In our last blog post, we started to share some of the insights from a recent meeting with a client we have been working with for 15 years. In talking to the CIO, we reflected on how much telephone systems have evolved over the last two decades, and many of the criteria we used when selecting a business phone systems were no longer relevant.
For example, demand for features and functions has given way to portability and the need to make calls using multiple devices. And where the actual telephone hardware investment used to be a major concern, CIOs are now concerned about supporting multiple devices including BYOD (bring your own device).
Then and Now
When we started in business back in the 1980s, control was the watchword and the IT department wanted to lock down business phones, limiting access to specific features and functions. Corporate customers wanted to control outgoing calls, limiting phone access so unauthorized employees make costly international calls or otherwise abuse the business telephone system.

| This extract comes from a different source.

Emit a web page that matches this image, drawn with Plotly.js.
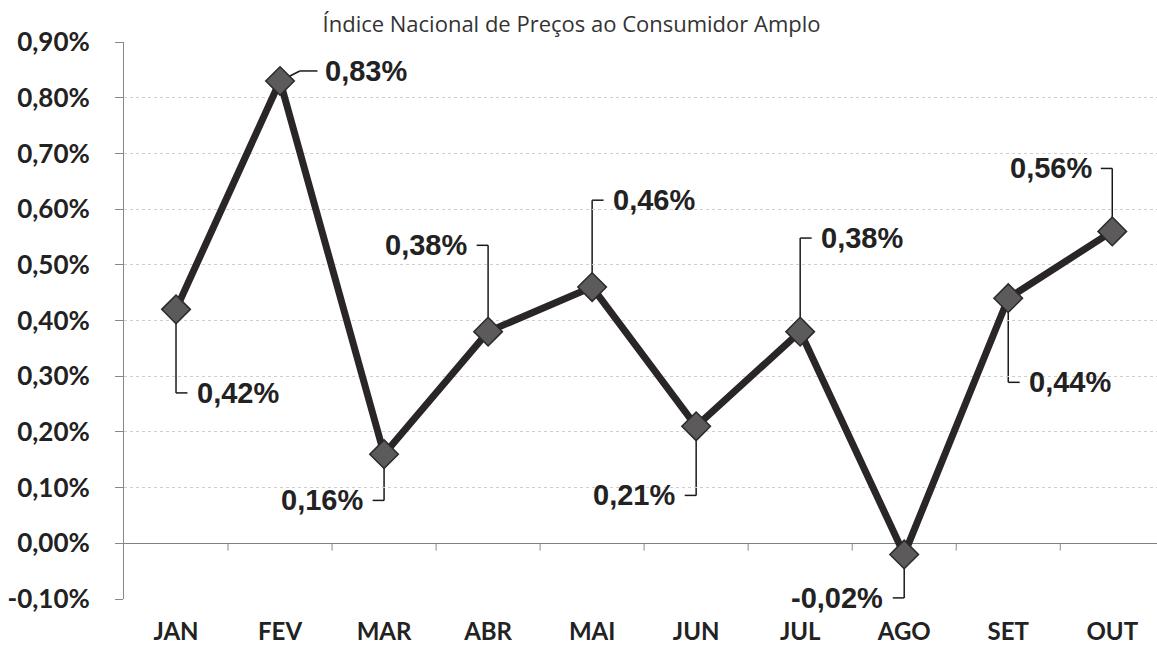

Today it’s all about business VoiP. With the voice over IP (VoIP), global business communications solutions are affordable. Rather than limit functionality, the objective is to embrace open business VOIP standards to extend connections to as many places and devices as possible, without limitations. Calls are now made from desktop handsets, mobile phones, computers, tablets, and other hardware. That’s only possible because of open standards, such as VoiP SIP.
Another change is the definition of reliability. Landlines used to denote reliability. For business, dial tone used to be considered a God-given right. Your entire operation was reliant on the business phones so without a dial tone you were out of business. And you had to be sure that your calls could be reliably routed to their destination.
Today, business phone system customers still demand dial-tone, but only as a starting point. To stay in business, they need connectivity in various forms – voice, email, web connectivity, etc. For many of our customers, email is more critical to operations than dial tone.
Which brings us back to budget. Operational expense was a time when phone systems used to be the biggest line item in the corporate IT budget. Now phone systems are a smaller part of the overall data budget, which encompasses everything that has to do with voice, video, email, web access, texting, hardware and software, you name it. Just as today’s customers demand open, reliable communications, the cost of telephone service became just another part of the IT budget rather than a separate line item. So, a proliferation of business phone system capabilities, but a fight for budget dollars to invest in the new technology.
A New Kind of Telephone Systems Service Company
This brave new world of phone systems requires a new kind of service company; one that understands the new demands on telecommunications, and how to integrate different platforms to deliver reliable, cost-effective service. As industry veterans who have watched business phones evolve, TeleDynamic (a Bay Area company) is committed to staying current with the latest VoiP SIP technologies to meet customers’ evolving demands. As the concept of a business telephone system has evolved, so has our expertise and our ability to support telecommunications as in this new converged infrastructure.